Jude: "I'm sure. I'm ready now. Kiss me..."
- Lana to Johnny: "Let's get this over with, shall we? "
- Lily Rabe (Sister Mary Eunice) and Lizzie Brocheré (Grace Bertrand) are credited, but do not appear (although their characters appeared in a deleted scene). James Cromwell (Arthur Arden) appears briefly in archive footage.
- The penultimate line of the show - Sister Jude's warning to Lana - is a paraphrasing of Friedrich Nietzche's Beyond Good and Evil, in which he states "He who fights with monsters should look to it that he himself does not become a monster. And when you gaze long into an abyss the abyss also gazes into you."
- Lana's concerns about giving more camera time to Bloody Face - along with Johnny Morgan's storyline in the series - parallels with real-life cases in which mentally disturbed individuals have drawn inspiration from the cult status of charismatic killers to go on their own killing sprees.
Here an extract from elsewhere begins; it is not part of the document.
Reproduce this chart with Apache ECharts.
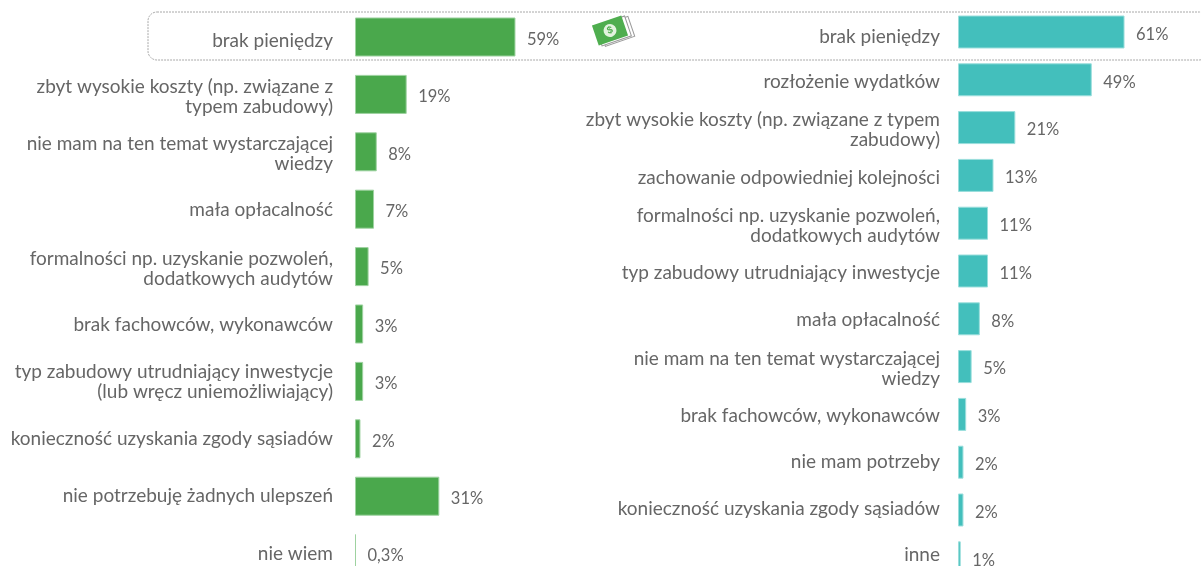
<!DOCTYPE html>
<html><head><meta charset="utf-8">
<script src="https://cdn.jsdelivr.net/npm/echarts@6/dist/echarts.min.js"></script>
<style>html,body{margin:0;padding:0;background:#fff}#c{width:1201px;height:566px}</style>
</head><body><div id="c"></div>
<script>
const leftCategories = ['brak pieniędzy','zbyt wysokie koszty (np. związane z\ntypem zabudowy)','nie mam na ten temat wystarczającej\nwiedzy','mała opłacalność','formalności np. uzyskanie pozwoleń,\ndodatkowych audytów','brak fachowców, wykonawców','typ zabudowy utrudniający inwestycje\n(lub wręcz uniemożliwiający)','konieczność uzyskania zgody sąsiadów','nie potrzebuję żadnych ulepszeń','nie wiem'];
const leftValues = [59,19,8,7,5,3,3,2,31,0.3];
const leftLabelShift = [4,2,2,1,2,1,0,0,0,0];
const rightCategories = ['brak pieniędzy','rozłożenie wydatków','zbyt wysokie koszty (np. związane z typem\nzabudowy)','zachowanie odpowiedniej kolejności','formalności np. uzyskanie pozwoleń,\ndodatkowych audytów','typ zabudowy utrudniający inwestycje','mała opłacalność','nie mam na ten temat wystarczającej\nwiedzy','brak fachowców, wykonawców','nie mam potrzeby','konieczność uzyskania zgody sąsiadów','inne'];
const rightValues = [61,49,21,13,11,11,8,5,3,2,2,1];
const rightLabelShift = [5,2,2,2,3,2,1,2,1,0,-1,-3];
const FONT='"Lato"', GREY='#666666';
const base={fontFamily:FONT,fontSize:19,lineHeight:20,color:GREY};
const rich={n:base};
[1,2,3,4,5].forEach(k=>{
  rich['d'+k]=Object.assign({},base,{lineHeight:20+2*k,padding:[k*2,0,0,0]});
  rich['u'+k]=Object.assign({},base,{lineHeight:20+2*k,padding:[0,0,k*2,0]});
});
function labelFor(names,shift){return function(v,i){
  const lines=v.split('\n'),s=shift[i];
  return lines.map((l,j)=>{
    let st='n';
    if(s>0&&j===0)st='d'+s;
    if(s<0&&j===lines.length-1)st='u'+(-s);
    return '{'+st+'|'+l+'}';
  }).join('\n');
};}
function fmt(p){return String(p.value).replace('.',',')+'%';}
function series(vals,color,edge,idx,gap){return {type:'bar',xAxisIndex:idx,yAxisIndex:idx,data:vals,barCategoryGap:gap,barMinHeight:1,
  itemStyle:{color:color,borderColor:edge,borderWidth:1},label:{show:true,position:'right',distance:11.5,offset:[0,2.4],formatter:fmt,color:GREY,fontFamily:FONT,fontSize:16.5},silent:true};}
function yAxis(idx,names,shift,margin){return {gridIndex:idx,type:'category',inverse:true,data:names,axisLine:{show:false},axisTick:{show:false},
  axisLabel:{margin:margin,align:'right',interval:0,formatter:labelFor(names,shift),rich:rich}};}
function xAxis(idx){return {gridIndex:idx,type:'value',min:0,max:100,show:false};}
const chart=echarts.init(document.getElementById('c'),null,{renderer:'canvas'});
chart.setOption({animation:false,backgroundColor:'#fff',
 grid:[{outerBoundsMode:'none',left:355,top:8.3,width:272,height:574},{outerBoundsMode:'none',left:958,top:8.1,width:273,height:573.6}],
 xAxis:[xAxis(0),xAxis(1)],yAxis:[yAxis(0,leftCategories,leftLabelShift,22),yAxis(1,rightCategories,rightLabelShift,18)],
 series:[series(leftValues,'#4aa84c','#9ed2a0',0,'32%'),series(rightValues,'#43bfbc','#9adedc',1,'31%')],
 graphic:[
  {type:'rect',z:0,shape:{x:148,y:12,width:1060,height:48,r:9},style:{fill:'none',stroke:'#a8a8a8',lineWidth:1,lineDash:[2,1]}},
  {type:'group',x:610,y:30.5,rotation:0.33,children:[
    {type:'rect',shape:{x:-9.5,y:-7.5,width:31,height:21},style:{fill:'#fff',stroke:'#9a9a9a',lineWidth:1}},
    {type:'rect',shape:{x:-12.5,y:-9,width:31,height:21},style:{fill:'#fff',stroke:'#9a9a9a',lineWidth:1}},
    {type:'rect',shape:{x:-15.5,y:-10.5,width:31,height:21},style:{fill:'#4fae4f'}},
    {type:'circle',shape:{cx:0,cy:0,r:6.5},style:{fill:'#e3f3df'}},
    {type:'text',style:{x:0,y:0,text:'$',fill:'#4fae4f',font:'bold 10px "Liberation Sans"',align:'center',verticalAlign:'middle'}}
  ]}
 ]});
</script></body></html>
Lana singles out Heath Ledger; following the 2008 film The Dark Knight, cases such as the Dendermonde nursery attack or the Aurora shooting in 2012 have been perpetrated by individuals inspired by Ledger's portrayal of the Joker in that film.
- By coincidence, James Cromwell has stated that his acting technique in playing Dr. Arden is motivated by fears of letting a disturbing character portrayal prey on his mental health, as the Joker character preyed on Ledger's. ‘American Horror Story: Asylum’ Star James Cromwell Talks Heath Ledger, Distancing Himself From Dark Dr. Arden
- The last meeting between Kit Walker and Judy Martin mirrors their first meeting - when Judy first spoke to him as Sister Jude, he was chained helplessly to a bed and she sat on his left. When Judy dies in this episode, she is lying helplessly ill on a bed, and Kit sits on her right.
- Similarly, Lana's face-off with Johnny Morgan reflects on her final meeting with his father, Oliver Thredson, in Spilt Milk. Lana broke into Thredson's house, intending to kill him, and he poured and consumed a drink during their last conversation; Johnny tricked his way into Lana's, intending to kill her, and she poured and consumed a drink during their last conversation.
- In her expose on Briarcliff Manor, Lana says almost the exact words as Geraldo Rivera did in his 1972 documentary on Willowbrook State School: "These images and sounds are far more powerful then any words that can be spoken. But how can I describe to you the way it smells? It reeks of filth, of disease. It smells of death." (Originally: "This is what it looked like, this is what it sounded like but how can I tell you about the way it smelled? It smelled of filth, it smelled of disease, and it smelled of death.")
- Did the Extraterrestrials see Kit as a test subject, a shining example of progressive humanity, or both?